## Instruction:
Copy exactly the lines from the start of the material through the line with "440, 480, 520]". Pictures stay out of the copy.

## Supplied data:

+++

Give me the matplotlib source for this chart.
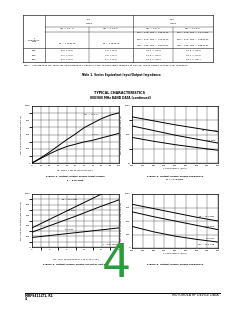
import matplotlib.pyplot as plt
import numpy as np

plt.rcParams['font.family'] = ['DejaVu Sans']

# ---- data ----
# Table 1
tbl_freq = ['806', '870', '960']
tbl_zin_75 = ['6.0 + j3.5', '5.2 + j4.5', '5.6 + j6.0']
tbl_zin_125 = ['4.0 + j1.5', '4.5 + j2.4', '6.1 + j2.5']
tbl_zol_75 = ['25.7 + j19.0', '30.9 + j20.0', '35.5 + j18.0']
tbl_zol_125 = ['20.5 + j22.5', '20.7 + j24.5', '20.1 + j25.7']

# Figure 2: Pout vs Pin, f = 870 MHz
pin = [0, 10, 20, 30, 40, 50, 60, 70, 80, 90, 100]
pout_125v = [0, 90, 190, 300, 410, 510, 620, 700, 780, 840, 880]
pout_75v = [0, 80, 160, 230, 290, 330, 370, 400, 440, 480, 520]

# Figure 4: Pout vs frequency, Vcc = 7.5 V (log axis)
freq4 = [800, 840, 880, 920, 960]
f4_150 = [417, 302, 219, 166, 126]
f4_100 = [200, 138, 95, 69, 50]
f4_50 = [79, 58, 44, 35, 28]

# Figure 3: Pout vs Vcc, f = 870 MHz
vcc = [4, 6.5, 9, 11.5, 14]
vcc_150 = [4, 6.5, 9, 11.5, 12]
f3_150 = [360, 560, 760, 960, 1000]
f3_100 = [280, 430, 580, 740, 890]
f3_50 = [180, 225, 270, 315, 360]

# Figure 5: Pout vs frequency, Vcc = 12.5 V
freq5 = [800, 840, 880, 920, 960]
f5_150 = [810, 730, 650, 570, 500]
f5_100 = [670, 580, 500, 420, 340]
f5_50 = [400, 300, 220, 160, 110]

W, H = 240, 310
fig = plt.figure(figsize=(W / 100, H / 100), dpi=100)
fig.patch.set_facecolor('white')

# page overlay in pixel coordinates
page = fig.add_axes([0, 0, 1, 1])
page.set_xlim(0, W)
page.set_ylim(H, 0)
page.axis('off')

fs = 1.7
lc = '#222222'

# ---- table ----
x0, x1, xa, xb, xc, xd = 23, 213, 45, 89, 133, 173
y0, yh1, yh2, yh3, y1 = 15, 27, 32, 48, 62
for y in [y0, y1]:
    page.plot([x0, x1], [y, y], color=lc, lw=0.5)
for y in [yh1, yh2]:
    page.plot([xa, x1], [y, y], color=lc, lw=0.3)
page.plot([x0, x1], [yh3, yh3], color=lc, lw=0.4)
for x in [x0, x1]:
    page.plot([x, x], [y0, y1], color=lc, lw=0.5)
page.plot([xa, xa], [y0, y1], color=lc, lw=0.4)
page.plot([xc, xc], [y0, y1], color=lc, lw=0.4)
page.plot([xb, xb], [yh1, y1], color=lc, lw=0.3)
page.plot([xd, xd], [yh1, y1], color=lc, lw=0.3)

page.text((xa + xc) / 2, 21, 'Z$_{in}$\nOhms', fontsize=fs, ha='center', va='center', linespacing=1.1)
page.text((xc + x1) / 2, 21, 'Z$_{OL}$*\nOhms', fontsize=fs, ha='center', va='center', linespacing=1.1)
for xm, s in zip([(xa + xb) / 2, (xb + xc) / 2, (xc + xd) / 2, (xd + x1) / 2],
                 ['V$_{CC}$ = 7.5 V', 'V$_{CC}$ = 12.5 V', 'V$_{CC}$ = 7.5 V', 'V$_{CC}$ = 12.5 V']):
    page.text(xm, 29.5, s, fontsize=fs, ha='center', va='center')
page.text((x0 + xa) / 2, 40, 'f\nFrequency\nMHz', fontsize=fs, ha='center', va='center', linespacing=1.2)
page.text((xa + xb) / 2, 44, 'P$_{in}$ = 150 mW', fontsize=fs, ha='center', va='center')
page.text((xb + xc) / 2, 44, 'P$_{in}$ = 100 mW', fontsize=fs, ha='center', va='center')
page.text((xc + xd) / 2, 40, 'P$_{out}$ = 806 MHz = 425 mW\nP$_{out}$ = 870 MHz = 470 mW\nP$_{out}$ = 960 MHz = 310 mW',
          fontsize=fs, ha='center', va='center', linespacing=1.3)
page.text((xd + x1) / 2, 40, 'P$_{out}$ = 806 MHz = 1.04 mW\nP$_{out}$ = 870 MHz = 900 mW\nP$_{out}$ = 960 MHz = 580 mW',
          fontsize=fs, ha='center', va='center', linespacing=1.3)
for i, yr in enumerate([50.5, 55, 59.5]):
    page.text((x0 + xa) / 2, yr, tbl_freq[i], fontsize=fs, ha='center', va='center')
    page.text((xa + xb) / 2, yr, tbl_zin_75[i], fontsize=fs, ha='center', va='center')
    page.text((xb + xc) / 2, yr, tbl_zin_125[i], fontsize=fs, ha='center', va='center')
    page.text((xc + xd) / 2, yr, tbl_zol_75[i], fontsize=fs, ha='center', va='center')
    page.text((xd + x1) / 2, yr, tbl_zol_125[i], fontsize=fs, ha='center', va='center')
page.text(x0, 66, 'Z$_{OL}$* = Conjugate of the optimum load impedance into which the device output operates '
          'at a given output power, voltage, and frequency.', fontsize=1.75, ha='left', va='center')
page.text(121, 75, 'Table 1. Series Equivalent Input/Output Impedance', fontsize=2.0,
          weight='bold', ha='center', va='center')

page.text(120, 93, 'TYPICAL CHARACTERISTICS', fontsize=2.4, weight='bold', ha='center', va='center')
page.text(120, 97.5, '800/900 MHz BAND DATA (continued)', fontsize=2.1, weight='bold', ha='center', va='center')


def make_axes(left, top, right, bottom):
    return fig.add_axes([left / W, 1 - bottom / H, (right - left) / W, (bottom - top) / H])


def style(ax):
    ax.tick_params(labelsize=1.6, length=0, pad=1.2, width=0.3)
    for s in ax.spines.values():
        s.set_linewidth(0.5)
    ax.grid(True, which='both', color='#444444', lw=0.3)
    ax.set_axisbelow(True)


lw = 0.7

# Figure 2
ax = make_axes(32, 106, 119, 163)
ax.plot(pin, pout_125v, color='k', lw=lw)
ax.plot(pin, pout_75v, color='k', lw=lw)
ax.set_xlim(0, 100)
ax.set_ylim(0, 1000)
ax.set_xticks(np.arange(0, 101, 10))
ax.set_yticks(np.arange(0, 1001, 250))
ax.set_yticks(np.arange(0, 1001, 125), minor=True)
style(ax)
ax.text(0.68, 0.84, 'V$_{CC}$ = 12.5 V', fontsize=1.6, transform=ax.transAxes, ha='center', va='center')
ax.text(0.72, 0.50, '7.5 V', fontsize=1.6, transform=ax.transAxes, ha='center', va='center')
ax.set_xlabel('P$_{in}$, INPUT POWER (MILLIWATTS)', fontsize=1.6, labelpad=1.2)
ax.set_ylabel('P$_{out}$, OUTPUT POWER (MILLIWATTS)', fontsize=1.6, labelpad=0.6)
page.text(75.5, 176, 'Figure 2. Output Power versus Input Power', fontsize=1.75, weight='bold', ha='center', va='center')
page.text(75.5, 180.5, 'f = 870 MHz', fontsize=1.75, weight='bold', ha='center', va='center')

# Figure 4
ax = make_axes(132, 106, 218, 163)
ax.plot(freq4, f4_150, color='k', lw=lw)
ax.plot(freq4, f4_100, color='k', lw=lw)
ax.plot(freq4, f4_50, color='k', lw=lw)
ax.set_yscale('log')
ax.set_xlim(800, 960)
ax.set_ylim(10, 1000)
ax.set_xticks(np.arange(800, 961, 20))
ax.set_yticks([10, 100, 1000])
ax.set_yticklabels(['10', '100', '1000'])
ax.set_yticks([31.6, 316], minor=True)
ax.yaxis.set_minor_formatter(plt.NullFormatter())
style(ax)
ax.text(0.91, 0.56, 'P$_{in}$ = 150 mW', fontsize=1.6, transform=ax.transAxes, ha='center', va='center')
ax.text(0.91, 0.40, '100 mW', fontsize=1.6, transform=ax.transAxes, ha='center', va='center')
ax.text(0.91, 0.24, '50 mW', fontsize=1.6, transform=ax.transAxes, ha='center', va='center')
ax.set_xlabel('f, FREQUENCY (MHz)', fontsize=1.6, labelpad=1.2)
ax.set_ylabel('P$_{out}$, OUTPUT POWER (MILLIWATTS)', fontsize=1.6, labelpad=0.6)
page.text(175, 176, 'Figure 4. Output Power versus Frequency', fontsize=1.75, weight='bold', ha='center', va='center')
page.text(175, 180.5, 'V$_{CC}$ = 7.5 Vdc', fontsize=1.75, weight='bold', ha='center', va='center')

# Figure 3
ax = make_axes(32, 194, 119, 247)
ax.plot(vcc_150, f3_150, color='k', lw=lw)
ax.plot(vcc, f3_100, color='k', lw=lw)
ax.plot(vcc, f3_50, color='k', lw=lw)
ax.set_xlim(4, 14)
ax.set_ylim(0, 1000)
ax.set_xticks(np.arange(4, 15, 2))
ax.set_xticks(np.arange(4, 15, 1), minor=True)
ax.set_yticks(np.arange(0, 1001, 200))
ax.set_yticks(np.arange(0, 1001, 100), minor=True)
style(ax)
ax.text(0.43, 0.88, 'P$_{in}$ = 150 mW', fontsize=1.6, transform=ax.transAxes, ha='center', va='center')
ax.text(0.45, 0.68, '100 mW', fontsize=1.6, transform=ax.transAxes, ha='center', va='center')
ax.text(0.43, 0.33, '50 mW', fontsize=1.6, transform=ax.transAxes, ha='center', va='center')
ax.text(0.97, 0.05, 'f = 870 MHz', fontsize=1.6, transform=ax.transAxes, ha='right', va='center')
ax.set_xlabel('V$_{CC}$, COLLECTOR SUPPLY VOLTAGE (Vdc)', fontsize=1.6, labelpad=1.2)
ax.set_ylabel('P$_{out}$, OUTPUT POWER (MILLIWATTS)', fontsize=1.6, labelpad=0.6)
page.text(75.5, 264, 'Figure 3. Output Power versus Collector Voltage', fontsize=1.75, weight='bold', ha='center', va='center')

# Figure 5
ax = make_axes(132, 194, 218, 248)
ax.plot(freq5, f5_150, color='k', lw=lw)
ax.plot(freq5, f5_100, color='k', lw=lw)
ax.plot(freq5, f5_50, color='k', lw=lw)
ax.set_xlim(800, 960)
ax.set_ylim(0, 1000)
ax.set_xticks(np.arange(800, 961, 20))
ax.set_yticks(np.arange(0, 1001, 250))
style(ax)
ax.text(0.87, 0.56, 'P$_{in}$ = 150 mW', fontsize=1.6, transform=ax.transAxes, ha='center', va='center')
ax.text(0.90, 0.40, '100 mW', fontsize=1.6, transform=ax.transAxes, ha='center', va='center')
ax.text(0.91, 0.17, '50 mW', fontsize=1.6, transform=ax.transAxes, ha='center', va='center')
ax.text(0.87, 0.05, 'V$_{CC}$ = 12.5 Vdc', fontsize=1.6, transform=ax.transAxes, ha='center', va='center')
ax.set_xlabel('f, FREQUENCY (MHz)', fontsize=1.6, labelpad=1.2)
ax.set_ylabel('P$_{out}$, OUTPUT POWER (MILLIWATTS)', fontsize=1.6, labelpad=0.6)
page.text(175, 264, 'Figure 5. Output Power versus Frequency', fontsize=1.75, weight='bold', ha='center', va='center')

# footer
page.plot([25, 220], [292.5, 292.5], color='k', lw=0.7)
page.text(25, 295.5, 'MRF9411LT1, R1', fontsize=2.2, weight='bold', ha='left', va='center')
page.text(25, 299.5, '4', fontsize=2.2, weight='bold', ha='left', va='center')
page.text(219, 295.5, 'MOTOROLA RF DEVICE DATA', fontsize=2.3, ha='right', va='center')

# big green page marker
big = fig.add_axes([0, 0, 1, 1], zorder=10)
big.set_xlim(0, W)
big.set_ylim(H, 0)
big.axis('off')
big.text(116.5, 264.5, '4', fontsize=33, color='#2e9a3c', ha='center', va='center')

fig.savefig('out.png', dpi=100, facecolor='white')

+++

## Full output:
Give me the matplotlib source for this chart.
import matplotlib.pyplot as plt
import numpy as np

plt.rcParams['font.family'] = ['DejaVu Sans']

# ---- data ----
# Table 1
tbl_freq = ['806', '870', '960']
tbl_zin_75 = ['6.0 + j3.5', '5.2 + j4.5', '5.6 + j6.0']
tbl_zin_125 = ['4.0 + j1.5', '4.5 + j2.4', '6.1 + j2.5']
tbl_zol_75 = ['25.7 + j19.0', '30.9 + j20.0', '35.5 + j18.0']
tbl_zol_125 = ['20.5 + j22.5', '20.7 + j24.5', '20.1 + j25.7']

# Figure 2: Pout vs Pin, f = 870 MHz
pin = [0, 10, 20, 30, 40, 50, 60, 70, 80, 90, 100]
pout_125v = [0, 90, 190, 300, 410, 510, 620, 700, 780, 840, 880]
pout_75v = [0, 80, 160, 230, 290, 330, 370, 400, 440, 480, 520]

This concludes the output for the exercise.